Code that draws figures:
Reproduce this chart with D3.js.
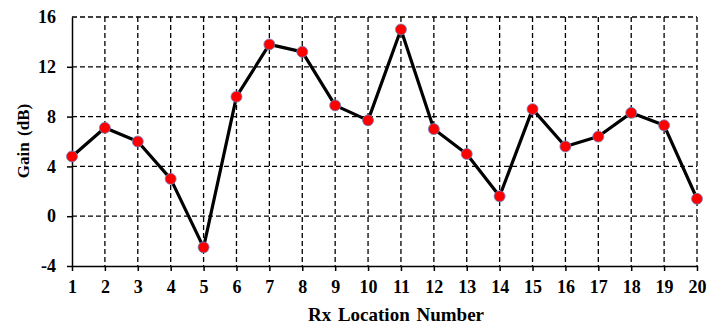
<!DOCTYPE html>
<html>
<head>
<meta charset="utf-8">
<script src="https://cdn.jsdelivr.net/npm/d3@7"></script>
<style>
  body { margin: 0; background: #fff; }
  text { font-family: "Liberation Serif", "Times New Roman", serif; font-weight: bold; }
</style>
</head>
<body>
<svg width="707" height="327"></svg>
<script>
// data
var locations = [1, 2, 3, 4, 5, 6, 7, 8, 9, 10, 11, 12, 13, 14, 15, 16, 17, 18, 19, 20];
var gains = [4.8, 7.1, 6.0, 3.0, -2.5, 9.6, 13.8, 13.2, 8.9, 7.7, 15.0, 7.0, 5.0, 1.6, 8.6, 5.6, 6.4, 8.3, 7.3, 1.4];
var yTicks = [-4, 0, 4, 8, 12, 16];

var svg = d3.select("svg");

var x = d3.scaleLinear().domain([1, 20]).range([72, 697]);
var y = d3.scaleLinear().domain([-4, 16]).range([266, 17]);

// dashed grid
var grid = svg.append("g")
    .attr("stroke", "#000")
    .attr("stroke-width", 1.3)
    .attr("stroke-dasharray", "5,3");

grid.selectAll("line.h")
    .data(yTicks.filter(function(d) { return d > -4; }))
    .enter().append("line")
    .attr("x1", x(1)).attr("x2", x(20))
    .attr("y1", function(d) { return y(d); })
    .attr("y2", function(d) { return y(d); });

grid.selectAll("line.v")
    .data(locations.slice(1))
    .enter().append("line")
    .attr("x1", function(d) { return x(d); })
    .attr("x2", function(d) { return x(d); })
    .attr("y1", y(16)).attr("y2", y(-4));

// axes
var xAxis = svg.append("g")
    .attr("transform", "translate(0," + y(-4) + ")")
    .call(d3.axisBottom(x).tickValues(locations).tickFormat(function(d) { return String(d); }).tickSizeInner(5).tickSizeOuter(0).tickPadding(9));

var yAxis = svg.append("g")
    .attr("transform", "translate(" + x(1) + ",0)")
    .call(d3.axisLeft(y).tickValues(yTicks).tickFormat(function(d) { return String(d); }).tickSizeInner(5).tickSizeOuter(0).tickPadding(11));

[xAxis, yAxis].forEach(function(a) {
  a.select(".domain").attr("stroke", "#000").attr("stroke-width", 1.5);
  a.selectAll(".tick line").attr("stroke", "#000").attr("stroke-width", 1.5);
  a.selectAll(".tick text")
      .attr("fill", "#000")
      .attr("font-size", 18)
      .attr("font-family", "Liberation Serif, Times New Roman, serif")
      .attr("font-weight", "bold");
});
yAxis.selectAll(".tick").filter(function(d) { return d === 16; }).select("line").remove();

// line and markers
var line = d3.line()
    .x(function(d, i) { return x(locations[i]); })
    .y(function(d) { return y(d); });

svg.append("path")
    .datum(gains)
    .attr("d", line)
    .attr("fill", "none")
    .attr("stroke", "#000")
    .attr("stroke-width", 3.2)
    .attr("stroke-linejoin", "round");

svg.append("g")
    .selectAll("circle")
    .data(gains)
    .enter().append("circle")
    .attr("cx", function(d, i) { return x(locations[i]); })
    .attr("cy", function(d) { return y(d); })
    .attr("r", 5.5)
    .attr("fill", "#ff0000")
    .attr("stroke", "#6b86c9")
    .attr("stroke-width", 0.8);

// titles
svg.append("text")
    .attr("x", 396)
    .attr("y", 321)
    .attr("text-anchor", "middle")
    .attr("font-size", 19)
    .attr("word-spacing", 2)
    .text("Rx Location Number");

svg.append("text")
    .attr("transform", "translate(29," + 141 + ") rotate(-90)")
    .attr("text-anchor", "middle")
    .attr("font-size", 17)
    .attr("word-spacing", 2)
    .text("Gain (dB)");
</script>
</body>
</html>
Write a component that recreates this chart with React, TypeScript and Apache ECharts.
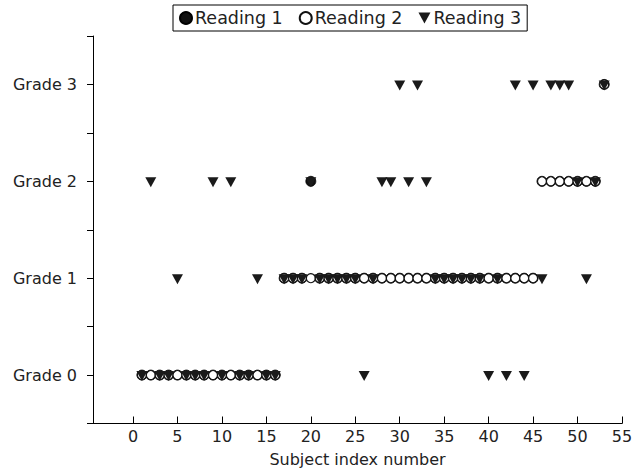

What needs to be done >>
Across the data, tally the lines containing "chart" and give back the number alone.

Result >>
2